(To be done) Only the lines from the line containing "Emit a Python" through the line containing "import plotly.graph_objects as go" should be reproduced, please, with no pictures.

(Entries taken from a collection)
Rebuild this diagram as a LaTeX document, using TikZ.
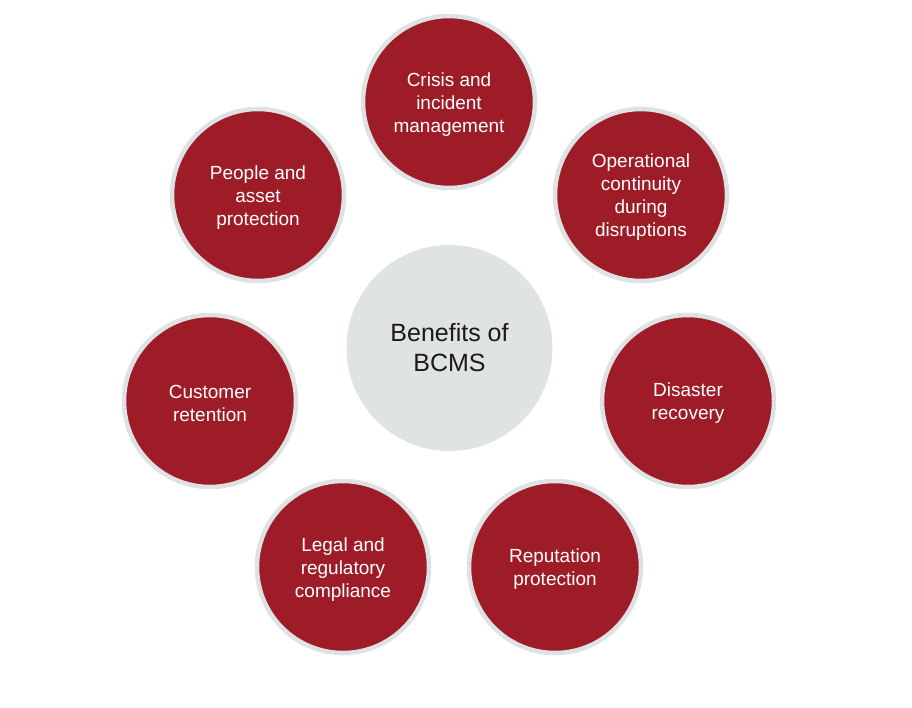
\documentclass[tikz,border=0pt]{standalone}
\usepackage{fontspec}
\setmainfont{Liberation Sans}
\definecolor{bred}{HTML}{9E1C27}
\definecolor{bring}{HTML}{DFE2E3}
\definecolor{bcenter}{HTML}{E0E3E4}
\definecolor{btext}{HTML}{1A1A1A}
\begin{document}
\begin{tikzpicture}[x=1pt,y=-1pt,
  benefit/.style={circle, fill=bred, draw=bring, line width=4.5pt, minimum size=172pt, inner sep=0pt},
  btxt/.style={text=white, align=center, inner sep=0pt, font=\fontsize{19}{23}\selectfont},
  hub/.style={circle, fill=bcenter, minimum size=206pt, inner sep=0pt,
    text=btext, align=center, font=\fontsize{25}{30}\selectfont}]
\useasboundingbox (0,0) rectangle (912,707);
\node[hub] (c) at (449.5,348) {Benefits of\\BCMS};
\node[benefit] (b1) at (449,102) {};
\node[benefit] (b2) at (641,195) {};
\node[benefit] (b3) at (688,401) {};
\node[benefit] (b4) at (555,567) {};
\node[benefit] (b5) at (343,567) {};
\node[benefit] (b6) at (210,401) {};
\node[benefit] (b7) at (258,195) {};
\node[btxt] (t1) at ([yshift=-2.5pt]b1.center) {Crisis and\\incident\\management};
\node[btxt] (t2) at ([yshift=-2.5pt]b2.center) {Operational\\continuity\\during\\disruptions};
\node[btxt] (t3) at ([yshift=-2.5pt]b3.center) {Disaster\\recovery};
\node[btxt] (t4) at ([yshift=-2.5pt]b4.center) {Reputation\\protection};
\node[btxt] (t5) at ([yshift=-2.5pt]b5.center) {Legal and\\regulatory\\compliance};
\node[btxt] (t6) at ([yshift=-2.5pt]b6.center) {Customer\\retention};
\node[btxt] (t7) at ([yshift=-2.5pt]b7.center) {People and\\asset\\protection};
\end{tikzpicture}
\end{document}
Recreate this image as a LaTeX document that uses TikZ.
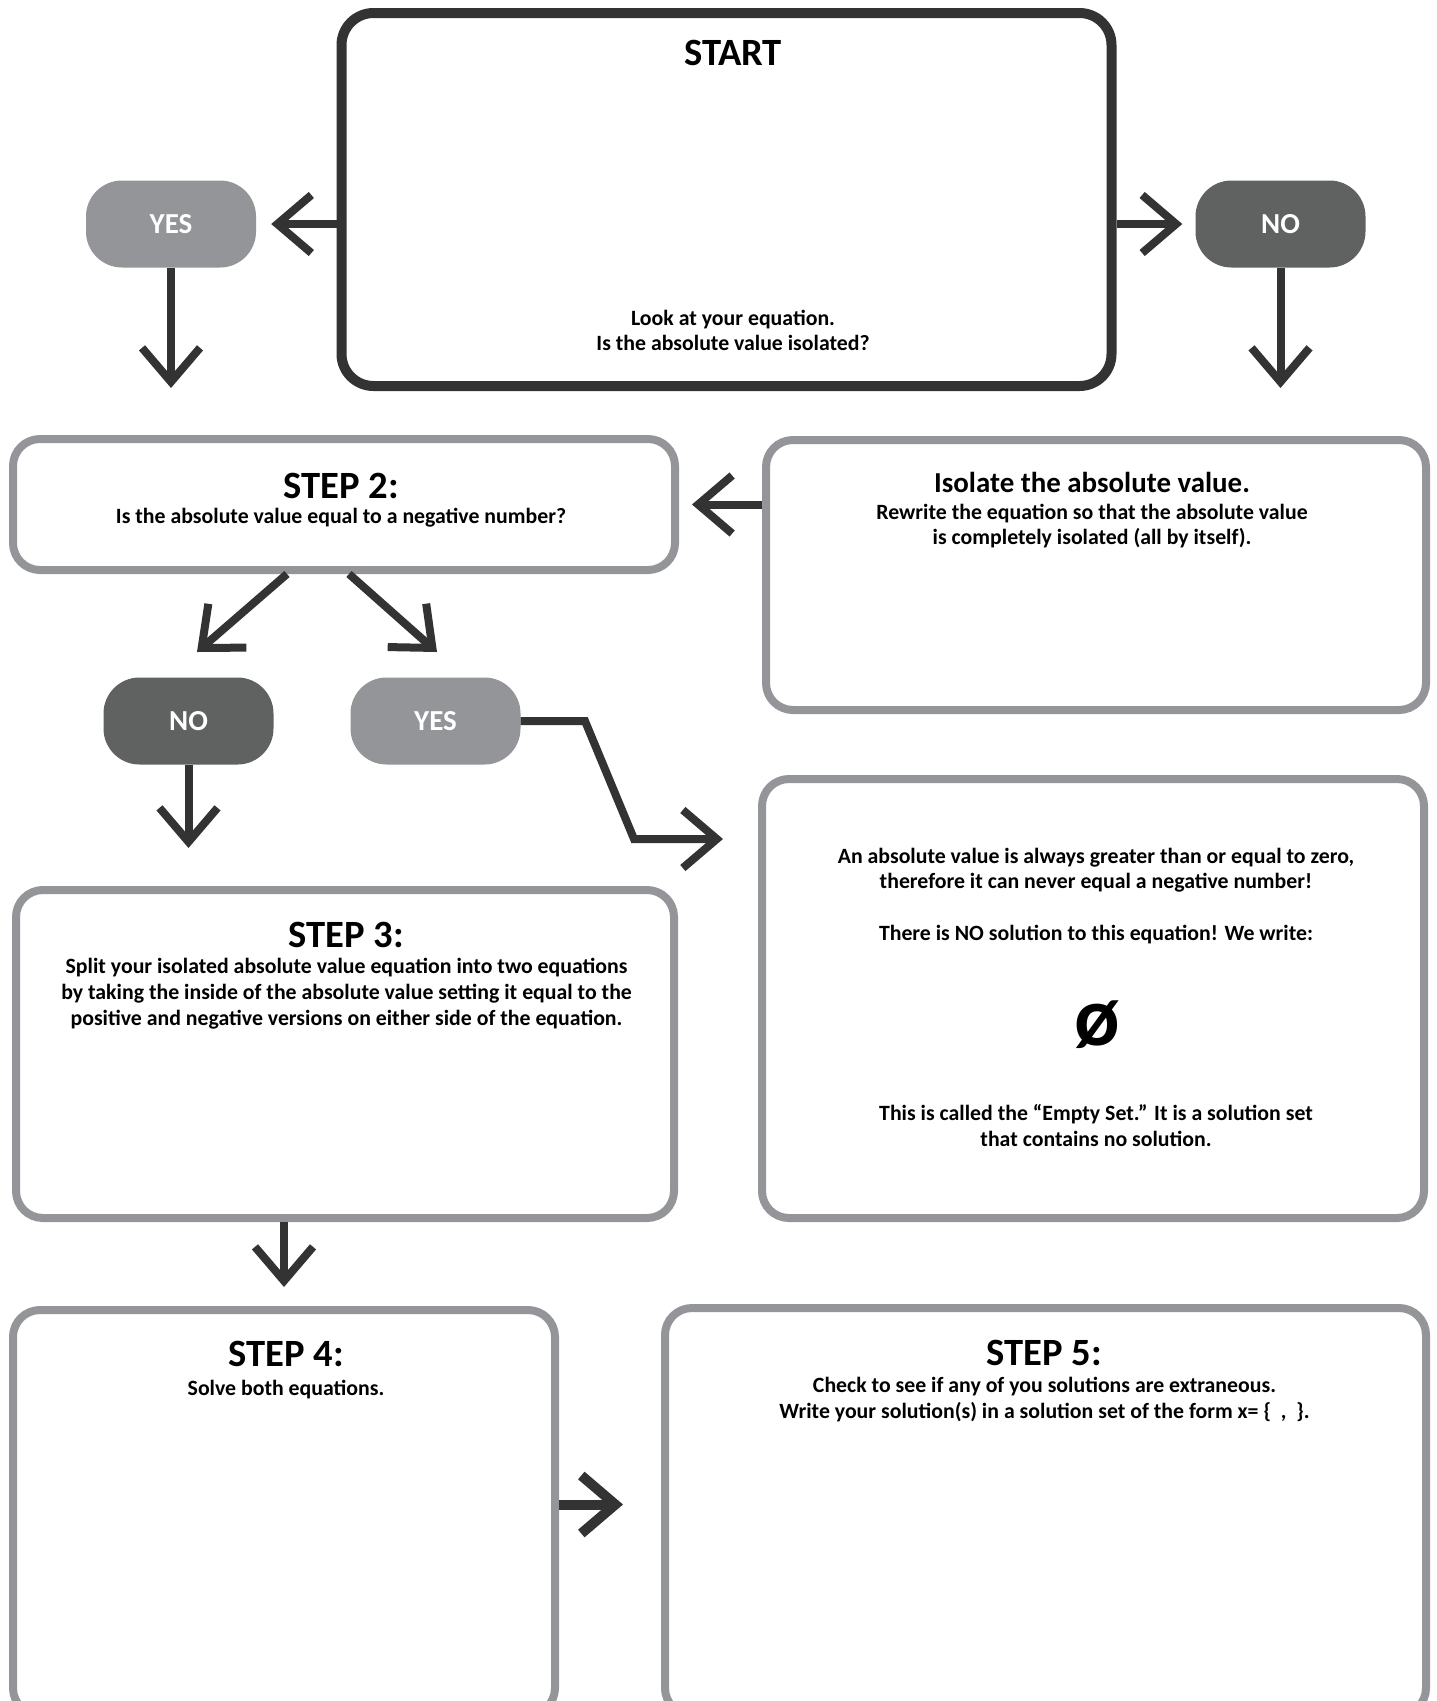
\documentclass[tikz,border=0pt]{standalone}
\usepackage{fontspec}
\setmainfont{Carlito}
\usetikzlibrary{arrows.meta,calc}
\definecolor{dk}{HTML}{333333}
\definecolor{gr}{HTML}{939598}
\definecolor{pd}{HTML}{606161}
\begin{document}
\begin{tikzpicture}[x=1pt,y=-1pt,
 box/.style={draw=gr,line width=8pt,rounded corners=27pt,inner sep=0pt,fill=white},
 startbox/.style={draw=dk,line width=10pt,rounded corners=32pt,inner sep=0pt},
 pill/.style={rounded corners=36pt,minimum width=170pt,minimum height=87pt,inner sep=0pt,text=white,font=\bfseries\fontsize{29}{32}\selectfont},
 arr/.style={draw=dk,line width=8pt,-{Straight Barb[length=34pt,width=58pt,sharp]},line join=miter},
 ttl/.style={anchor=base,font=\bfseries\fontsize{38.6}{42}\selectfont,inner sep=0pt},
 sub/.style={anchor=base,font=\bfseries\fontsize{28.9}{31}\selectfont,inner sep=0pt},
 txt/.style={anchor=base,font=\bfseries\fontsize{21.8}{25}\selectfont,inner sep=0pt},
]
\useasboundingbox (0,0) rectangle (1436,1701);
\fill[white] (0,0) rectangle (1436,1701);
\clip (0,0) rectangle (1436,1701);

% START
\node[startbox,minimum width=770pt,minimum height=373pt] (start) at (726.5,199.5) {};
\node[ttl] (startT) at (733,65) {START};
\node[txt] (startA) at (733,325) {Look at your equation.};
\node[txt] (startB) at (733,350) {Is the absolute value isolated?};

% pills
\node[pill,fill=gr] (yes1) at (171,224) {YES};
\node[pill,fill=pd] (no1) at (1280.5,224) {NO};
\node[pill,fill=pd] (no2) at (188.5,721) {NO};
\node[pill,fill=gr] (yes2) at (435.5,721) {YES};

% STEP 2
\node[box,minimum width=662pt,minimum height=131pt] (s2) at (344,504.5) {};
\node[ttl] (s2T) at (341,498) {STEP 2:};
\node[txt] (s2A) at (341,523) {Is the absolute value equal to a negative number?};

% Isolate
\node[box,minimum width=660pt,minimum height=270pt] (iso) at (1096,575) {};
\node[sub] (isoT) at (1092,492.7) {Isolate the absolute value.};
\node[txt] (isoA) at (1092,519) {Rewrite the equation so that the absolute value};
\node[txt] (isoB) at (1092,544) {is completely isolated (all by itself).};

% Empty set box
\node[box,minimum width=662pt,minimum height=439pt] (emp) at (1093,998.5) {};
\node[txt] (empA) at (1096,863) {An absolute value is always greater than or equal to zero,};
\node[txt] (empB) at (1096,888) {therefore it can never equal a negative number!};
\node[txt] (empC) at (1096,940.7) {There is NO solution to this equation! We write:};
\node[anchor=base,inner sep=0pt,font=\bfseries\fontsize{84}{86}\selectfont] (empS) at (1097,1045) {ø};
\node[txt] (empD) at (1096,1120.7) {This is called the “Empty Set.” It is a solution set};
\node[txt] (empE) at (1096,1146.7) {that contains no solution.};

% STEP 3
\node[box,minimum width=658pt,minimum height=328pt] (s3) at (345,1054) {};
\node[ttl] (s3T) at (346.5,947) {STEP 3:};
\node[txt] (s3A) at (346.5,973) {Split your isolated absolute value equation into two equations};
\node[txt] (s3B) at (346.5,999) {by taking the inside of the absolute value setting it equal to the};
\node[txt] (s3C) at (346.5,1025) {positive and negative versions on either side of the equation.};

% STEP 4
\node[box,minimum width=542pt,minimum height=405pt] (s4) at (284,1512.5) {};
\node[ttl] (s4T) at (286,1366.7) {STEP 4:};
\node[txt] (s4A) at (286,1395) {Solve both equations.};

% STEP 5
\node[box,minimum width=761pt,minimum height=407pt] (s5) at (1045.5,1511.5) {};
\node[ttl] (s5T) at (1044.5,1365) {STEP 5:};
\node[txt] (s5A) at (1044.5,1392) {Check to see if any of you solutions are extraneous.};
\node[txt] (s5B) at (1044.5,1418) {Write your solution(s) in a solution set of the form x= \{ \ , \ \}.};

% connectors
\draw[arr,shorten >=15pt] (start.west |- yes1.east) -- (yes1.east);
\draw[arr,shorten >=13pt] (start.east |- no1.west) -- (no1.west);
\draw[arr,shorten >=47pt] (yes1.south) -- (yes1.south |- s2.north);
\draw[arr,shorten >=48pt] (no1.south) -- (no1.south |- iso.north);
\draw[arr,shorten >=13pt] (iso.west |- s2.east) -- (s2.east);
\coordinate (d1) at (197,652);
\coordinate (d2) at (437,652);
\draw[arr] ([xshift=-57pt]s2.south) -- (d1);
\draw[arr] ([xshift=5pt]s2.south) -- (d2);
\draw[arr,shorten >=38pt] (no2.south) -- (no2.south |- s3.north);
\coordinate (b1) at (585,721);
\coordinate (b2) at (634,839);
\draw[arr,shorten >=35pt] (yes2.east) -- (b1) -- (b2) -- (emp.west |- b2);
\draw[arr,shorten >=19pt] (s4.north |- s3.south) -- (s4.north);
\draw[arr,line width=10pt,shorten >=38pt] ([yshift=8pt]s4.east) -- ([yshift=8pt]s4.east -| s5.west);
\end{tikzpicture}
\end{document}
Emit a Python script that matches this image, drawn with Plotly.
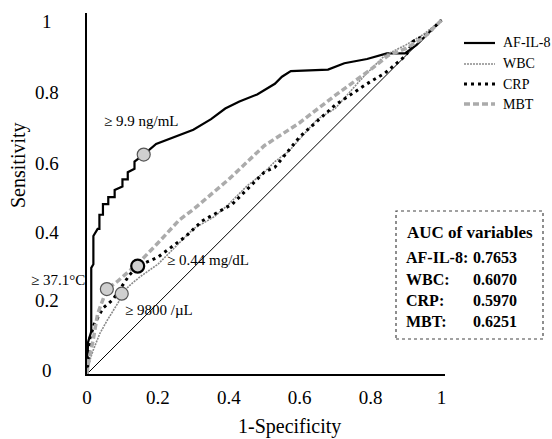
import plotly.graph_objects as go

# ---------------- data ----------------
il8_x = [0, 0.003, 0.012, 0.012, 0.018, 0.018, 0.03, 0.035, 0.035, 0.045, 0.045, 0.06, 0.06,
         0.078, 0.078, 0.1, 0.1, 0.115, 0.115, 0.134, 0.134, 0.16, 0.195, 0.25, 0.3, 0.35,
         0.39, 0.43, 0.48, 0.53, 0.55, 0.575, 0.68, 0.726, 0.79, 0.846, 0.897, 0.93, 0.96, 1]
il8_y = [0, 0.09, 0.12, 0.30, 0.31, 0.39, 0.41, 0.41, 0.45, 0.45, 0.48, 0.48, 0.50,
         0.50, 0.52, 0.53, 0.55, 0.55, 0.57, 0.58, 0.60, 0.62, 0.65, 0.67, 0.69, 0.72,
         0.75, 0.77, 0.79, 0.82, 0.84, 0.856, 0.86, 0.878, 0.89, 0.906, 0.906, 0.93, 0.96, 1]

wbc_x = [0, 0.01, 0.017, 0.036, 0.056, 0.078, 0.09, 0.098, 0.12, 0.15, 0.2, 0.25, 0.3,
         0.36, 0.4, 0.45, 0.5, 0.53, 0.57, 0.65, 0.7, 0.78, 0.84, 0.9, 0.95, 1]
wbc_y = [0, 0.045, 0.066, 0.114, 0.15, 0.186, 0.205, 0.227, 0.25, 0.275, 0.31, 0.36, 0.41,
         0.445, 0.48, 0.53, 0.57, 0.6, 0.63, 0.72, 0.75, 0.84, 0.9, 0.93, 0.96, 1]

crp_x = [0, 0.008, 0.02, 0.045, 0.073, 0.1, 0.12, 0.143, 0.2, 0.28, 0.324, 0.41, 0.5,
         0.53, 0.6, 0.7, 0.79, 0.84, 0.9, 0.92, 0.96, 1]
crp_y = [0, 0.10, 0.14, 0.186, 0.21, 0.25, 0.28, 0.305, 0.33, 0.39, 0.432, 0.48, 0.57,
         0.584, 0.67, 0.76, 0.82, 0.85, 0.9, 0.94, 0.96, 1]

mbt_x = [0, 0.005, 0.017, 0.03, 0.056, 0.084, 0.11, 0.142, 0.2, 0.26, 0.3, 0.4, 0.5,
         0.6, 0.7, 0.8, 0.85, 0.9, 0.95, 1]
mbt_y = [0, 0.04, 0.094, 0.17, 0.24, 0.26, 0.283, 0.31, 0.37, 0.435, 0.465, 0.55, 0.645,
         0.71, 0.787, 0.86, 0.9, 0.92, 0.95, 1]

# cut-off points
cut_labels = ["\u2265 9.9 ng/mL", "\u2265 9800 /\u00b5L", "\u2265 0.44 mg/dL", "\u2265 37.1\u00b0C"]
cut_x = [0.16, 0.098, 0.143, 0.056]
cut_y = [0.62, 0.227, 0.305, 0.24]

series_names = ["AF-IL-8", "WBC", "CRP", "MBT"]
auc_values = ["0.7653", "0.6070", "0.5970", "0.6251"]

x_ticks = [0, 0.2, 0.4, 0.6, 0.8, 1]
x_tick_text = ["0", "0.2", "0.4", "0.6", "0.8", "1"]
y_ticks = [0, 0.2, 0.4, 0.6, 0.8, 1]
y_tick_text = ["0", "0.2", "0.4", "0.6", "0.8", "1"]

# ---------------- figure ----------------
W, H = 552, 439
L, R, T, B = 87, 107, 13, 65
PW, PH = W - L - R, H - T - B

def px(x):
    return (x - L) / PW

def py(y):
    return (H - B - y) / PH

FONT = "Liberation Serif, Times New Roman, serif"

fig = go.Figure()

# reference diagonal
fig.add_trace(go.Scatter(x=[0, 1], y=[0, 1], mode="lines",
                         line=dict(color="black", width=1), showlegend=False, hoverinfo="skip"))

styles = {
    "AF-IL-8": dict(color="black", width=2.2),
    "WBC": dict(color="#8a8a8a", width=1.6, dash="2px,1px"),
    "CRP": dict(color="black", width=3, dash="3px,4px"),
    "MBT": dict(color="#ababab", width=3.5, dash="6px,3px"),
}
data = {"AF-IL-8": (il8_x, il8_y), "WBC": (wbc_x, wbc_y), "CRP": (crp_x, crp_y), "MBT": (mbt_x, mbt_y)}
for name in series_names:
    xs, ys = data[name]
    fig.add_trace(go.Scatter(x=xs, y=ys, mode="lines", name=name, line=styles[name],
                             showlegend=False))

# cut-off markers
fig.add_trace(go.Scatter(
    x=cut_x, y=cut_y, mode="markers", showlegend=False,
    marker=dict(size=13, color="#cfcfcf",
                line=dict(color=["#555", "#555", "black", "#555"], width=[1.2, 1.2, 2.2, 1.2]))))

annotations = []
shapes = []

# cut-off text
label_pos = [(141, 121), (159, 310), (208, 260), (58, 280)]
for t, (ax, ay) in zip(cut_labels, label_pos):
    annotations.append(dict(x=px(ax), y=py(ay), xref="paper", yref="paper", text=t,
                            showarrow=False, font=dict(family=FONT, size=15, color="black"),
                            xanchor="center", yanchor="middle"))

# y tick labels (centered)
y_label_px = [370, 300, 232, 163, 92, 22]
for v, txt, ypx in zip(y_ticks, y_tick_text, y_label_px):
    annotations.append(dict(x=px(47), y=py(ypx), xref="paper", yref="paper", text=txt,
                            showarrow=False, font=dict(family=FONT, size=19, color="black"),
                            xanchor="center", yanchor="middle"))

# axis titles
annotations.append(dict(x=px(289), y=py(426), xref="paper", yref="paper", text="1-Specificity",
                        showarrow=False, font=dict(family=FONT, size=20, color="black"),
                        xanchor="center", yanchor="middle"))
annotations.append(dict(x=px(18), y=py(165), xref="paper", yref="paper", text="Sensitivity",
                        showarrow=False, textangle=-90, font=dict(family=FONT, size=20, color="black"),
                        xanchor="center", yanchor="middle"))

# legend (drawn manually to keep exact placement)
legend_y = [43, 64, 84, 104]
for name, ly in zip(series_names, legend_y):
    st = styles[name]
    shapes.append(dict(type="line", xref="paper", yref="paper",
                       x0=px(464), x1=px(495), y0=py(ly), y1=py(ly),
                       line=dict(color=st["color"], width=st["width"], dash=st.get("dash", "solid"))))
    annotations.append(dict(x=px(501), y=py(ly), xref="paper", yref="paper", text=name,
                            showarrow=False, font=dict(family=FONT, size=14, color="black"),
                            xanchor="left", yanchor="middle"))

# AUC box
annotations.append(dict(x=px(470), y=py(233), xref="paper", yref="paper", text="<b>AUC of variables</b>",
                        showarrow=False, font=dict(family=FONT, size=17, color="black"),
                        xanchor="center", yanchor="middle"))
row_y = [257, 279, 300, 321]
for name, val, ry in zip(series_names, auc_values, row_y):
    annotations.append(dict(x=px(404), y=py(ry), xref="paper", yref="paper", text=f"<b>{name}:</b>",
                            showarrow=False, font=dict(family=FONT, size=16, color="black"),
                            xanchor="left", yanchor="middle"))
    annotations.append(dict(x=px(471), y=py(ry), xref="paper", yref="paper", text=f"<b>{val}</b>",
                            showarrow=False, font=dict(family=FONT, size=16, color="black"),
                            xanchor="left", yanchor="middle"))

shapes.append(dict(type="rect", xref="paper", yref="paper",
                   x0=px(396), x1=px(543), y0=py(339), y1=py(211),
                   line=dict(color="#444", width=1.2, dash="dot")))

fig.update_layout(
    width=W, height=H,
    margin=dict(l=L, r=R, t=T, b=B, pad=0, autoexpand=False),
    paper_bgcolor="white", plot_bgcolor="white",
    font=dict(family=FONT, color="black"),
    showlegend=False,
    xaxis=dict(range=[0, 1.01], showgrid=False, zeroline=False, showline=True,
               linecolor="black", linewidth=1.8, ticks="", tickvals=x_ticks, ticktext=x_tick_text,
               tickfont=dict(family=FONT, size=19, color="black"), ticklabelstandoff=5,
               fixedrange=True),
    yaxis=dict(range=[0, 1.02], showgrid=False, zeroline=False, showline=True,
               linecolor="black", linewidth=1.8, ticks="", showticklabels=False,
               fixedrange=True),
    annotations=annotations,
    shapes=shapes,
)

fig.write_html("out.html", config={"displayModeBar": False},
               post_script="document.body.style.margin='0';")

(Written response)
Emit a Python script that matches this image, drawn with Plotly.
import plotly.graph_objects as go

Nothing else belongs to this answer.